▶ Your objective
Can you set down, exactly as they appear below, the lines from the opening of the material through the one bearing "const levelStep = 0.27;", minus the pictures?

▶ Source material

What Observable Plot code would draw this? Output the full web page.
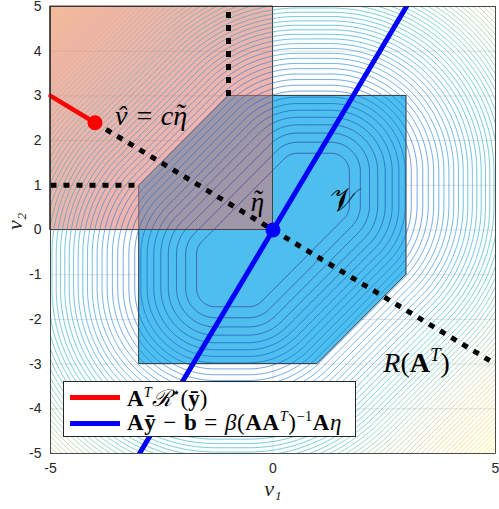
<!DOCTYPE html>
<html><head><meta charset="utf-8">
<script src="https://cdn.jsdelivr.net/npm/d3@7"></script>
<script src="https://cdn.jsdelivr.net/npm/@observablehq/plot@0.6"></script>
<style>
body{margin:0;background:#fff;}
#wrap{position:relative;width:499px;height:509px;overflow:hidden}
#legend{position:absolute;left:63px;top:381px;width:293px;height:56px;border:1px solid #262626;background:#fff;box-sizing:border-box;font-family:"Liberation Serif","DejaVu Serif",serif;font-size:23px;color:#000}
.row{position:absolute;left:0;height:26px;display:flex;align-items:center;white-space:nowrap}
.sw{display:inline-block;width:50px;height:5px;margin-left:6px;margin-right:7px}
.op{display:inline-block;margin:0 7px}
.wide{letter-spacing:0.6px}
sup{font-size:0.62em;vertical-align:0.6em;line-height:0}
</style></head><body><div id="wrap"></div>
<script>
// ticks
const xTicks = [-5, 0, 5];
const yTicks = [-5, -4, -3, -2, -1, 0, 1, 2, 3, 4, 5];
// feasible polygon V (as lower/upper boundary)
const vX = [-3, -1, 1, 3];
const vLow = [-3, -3, -3, -1];
const vHigh = [1, 3, 3, 3];
// shaded quadrant
const qX = [-5, 0];
const qLow = [0, 0];
const qHigh = [5, 5];
// red line A^T R*(y)
const redX = [-5, -4];
const redY = [3, 2.4];
// blue line
const blueX = [-3, 3];
const blueY = [-5, 5];
// dotted lines
const dotVertX = [-1, -1], dotVertY = [3, 5];
const dotHorX = [-5, -3], dotHorY = [1, 1];
const dotRangeX = [-4, 5], dotRangeY = [2.4, -3];
// points
const ptX = [-4, 0], ptY = [2.4, 0], ptColor = ["#ff0000", "#0000ff"];
// annotations
const annText = ["ν̂ = cη̃", "η̃"];
const annX = [-3.55, -0.5];
const annY = [2.55, 0.62];
const annSize = [28, 27];
const setLabel = ["𝒱"], setLabelX = [1.28], setLabelY = [0.66];
const rangeLabelX = [2.48], rangeLabelY = [-2.98];
// core set of the contour field (vertices)
const coreX = [0.55, 1.3, 1.3, -0.55, -1.3, -1.3];
const coreY = [1.3, 1.3, 0.55, -1.3, -1.3, -0.55];
const fieldPower = 1.5;
const levelStep = 0.27;

function segDist(px, py, ax, ay, bx, by) {
  const dx = bx - ax, dy = by - ay;
  let t = ((px - ax) * dx + (py - ay) * dy) / (dx * dx + dy * dy);
  t = Math.max(0, Math.min(1, t));
  const ex = ax + t * dx - px, ey = ay + t * dy - py;
  return Math.hypot(ex, ey);
}
function field(x, y) {
  const n = coreX.length;
  let inside = true, dmin = Infinity;
  for (let i = 0; i < n; i++) {
    const j = (i + 1) % n;
    const cr = (coreX[j] - coreX[i]) * (y - coreY[i]) - (coreY[j] - coreY[i]) * (x - coreX[i]);
    if (cr > 0) inside = false;
    dmin = Math.min(dmin, segDist(x, y, coreX[i], coreY[i], coreX[j], coreY[j]));
  }
  return inside ? 0 : Math.pow(dmin, fieldPower);
}
const fmax = Math.max(field(-5, 5), field(5, 5), field(-5, -5), field(5, -5));
const levels = d3.range(levelStep, fmax, levelStep);
const parula = d3.interpolateRgbBasis(["#352a87","#0363e1","#1485d4","#06a7c6","#38b99e","#92bf73","#d9ba56","#fcce2e","#f9fb0e"]);

const idx2 = [0, 1];
const serif = "Liberation Serif, DejaVu Serif, serif";
const dotted = {stroke: "#000", strokeWidth: 5, strokeDasharray: "6,7", strokeLinecap: "butt"};

const plot = Plot.plot({
  width: 499, height: 509,
  marginLeft: 50, marginRight: 4, marginTop: 6, marginBottom: 56,
  x: {domain: [-5, 5], ticks: xTicks, tickSize: 0, tickPadding: 10, label: null, tickFormat: d => String(d)},
  y: {domain: [-5, 5], ticks: yTicks, tickSize: 0, tickPadding: 9, label: null, tickFormat: d => String(d)},
  color: {type: "linear", domain: [levels[0], fmax], interpolate: parula},
  style: {fontFamily: "Liberation Sans, Arial, sans-serif", fontSize: "14px", color: "#262626", background: "white"},
  marks: [
    Plot.gridX(xTicks, {stroke: "#e2e2e2", strokeOpacity: 1}),
    Plot.gridY(yTicks, {stroke: "#e2e2e2", strokeOpacity: 1}),
    Plot.areaY(vX, {x: vX, y1: vLow, y2: vHigh, fill: "#4DBEEE", stroke: "#333", strokeWidth: 1}),
    Plot.areaY(qX, {x: qX, y1: qLow, y2: qHigh, fill: "#e3766d", fillOpacity: 0.55, stroke: "#444", strokeWidth: 1}),
    Plot.contour({x1: -5.4, y1: -5.4, x2: 5.4, y2: 5.4, value: field, thresholds: levels, stroke: "value", fill: "none", strokeWidth: 0.6, clip: true, pixelSize: 1.5}),
    Plot.line(idx2, {x: dotVertX, y: dotVertY, ...dotted}),
    Plot.line(idx2, {x: dotHorX, y: dotHorY, ...dotted}),
    Plot.line(idx2, {x: dotRangeX, y: dotRangeY, ...dotted}),
    Plot.line(idx2, {x: redX, y: redY, stroke: "#ff0000", strokeWidth: 4.5}),
    Plot.line(idx2, {x: blueX, y: blueY, stroke: "#0000ff", strokeWidth: 5, clip: true}),
    Plot.dot(idx2, {x: ptX, y: ptY, fill: ptColor, r: 7.5}),
    Plot.text(annText, {x: annX, y: annY, text: annText, fontSize: annSize, fontFamily: serif, fontStyle: "italic", textAnchor: "start", fill: "#000"}),
    Plot.text(setLabel, {x: setLabelX, y: setLabelY, fontSize: 33, fontFamily: serif, textAnchor: "start", fill: "#000"}),
    Plot.text(["R(A^T)"], {x: rangeLabelX, y: rangeLabelY, fontSize: 28, fontFamily: serif, textAnchor: "start", fill: "#000"}),
    Plot.text(["ν₁"], {frameAnchor: "bottom", dy: 42, fontSize: 22, fontFamily: serif, fontStyle: "italic", fill: "#262626"}),
    Plot.text(["ν₂"], {frameAnchor: "left", dx: -36, rotate: -90, fontSize: 22, fontFamily: serif, fontStyle: "italic", fill: "#262626"}),
    Plot.frame({stroke: "#262626", strokeWidth: 0.8})
  ]
});
const richMarkup = {
  "R(A^T)": '<tspan font-style="italic">R</tspan>(<tspan font-weight="bold">A</tspan><tspan font-style="italic" font-size="19" dy="-11">T</tspan><tspan dy="11">)</tspan>',
  "ν̂ = cη̃": '<tspan>ν</tspan><tspan dx="-0.38em">ˆ</tspan><tspan dx="0.06em"> = cη</tspan><tspan dx="-0.43em" dy="-0.08em">˜</tspan>',
  "η̃": '<tspan>η</tspan><tspan dx="-0.43em" dy="-0.08em">˜</tspan>'
};
plot.querySelectorAll("text").forEach(t => {
  const k = t.textContent;
  if (richMarkup[k]) t.innerHTML = richMarkup[k];
});
const wrap = document.getElementById("wrap");
wrap.appendChild(plot);
const legend = document.createElement("div");
legend.id = "legend";
legend.innerHTML =
  '<div class="row" style="top:2px"><span class="sw" style="background:#ff0000"></span><span><b>A</b><sup><i>T</i></sup><i>ℛ</i><sup>⋆</sup>(<b>ȳ</b>)</span></div>' +
  '<div class="row" style="top:28px"><span class="sw" style="background:#0000ff"></span><span class="wide"><b>Aȳ</b><span class="op">−</span><b>b</b><span class="op">=</span><i>β</i>(<b>AA</b><sup><i>T</i></sup>)<sup>−1</sup><b>A</b><i>η</i></span></div>';
wrap.appendChild(legend);
</script></body></html>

▶ Complete answer
What Observable Plot code would draw this? Output the full web page.
<!DOCTYPE html>
<html><head><meta charset="utf-8">
<script src="https://cdn.jsdelivr.net/npm/d3@7"></script>
<script src="https://cdn.jsdelivr.net/npm/@observablehq/plot@0.6"></script>
<style>
body{margin:0;background:#fff;}
#wrap{position:relative;width:499px;height:509px;overflow:hidden}
#legend{position:absolute;left:63px;top:381px;width:293px;height:56px;border:1px solid #262626;background:#fff;box-sizing:border-box;font-family:"Liberation Serif","DejaVu Serif",serif;font-size:23px;color:#000}
.row{position:absolute;left:0;height:26px;display:flex;align-items:center;white-space:nowrap}
.sw{display:inline-block;width:50px;height:5px;margin-left:6px;margin-right:7px}
.op{display:inline-block;margin:0 7px}
.wide{letter-spacing:0.6px}
sup{font-size:0.62em;vertical-align:0.6em;line-height:0}
</style></head><body><div id="wrap"></div>
<script>
// ticks
const xTicks = [-5, 0, 5];
const yTicks = [-5, -4, -3, -2, -1, 0, 1, 2, 3, 4, 5];
// feasible polygon V (as lower/upper boundary)
const vX = [-3, -1, 1, 3];
const vLow = [-3, -3, -3, -1];
const vHigh = [1, 3, 3, 3];
// shaded quadrant
const qX = [-5, 0];
const qLow = [0, 0];
const qHigh = [5, 5];
// red line A^T R*(y)
const redX = [-5, -4];
const redY = [3, 2.4];
// blue line
const blueX = [-3, 3];
const blueY = [-5, 5];
// dotted lines
const dotVertX = [-1, -1], dotVertY = [3, 5];
const dotHorX = [-5, -3], dotHorY = [1, 1];
const dotRangeX = [-4, 5], dotRangeY = [2.4, -3];
// points
const ptX = [-4, 0], ptY = [2.4, 0], ptColor = ["#ff0000", "#0000ff"];
// annotations
const annText = ["ν̂ = cη̃", "η̃"];
const annX = [-3.55, -0.5];
const annY = [2.55, 0.62];
const annSize = [28, 27];
const setLabel = ["𝒱"], setLabelX = [1.28], setLabelY = [0.66];
const rangeLabelX = [2.48], rangeLabelY = [-2.98];
// core set of the contour field (vertices)
const coreX = [0.55, 1.3, 1.3, -0.55, -1.3, -1.3];
const coreY = [1.3, 1.3, 0.55, -1.3, -1.3, -0.55];
const fieldPower = 1.5;
const levelStep = 0.27;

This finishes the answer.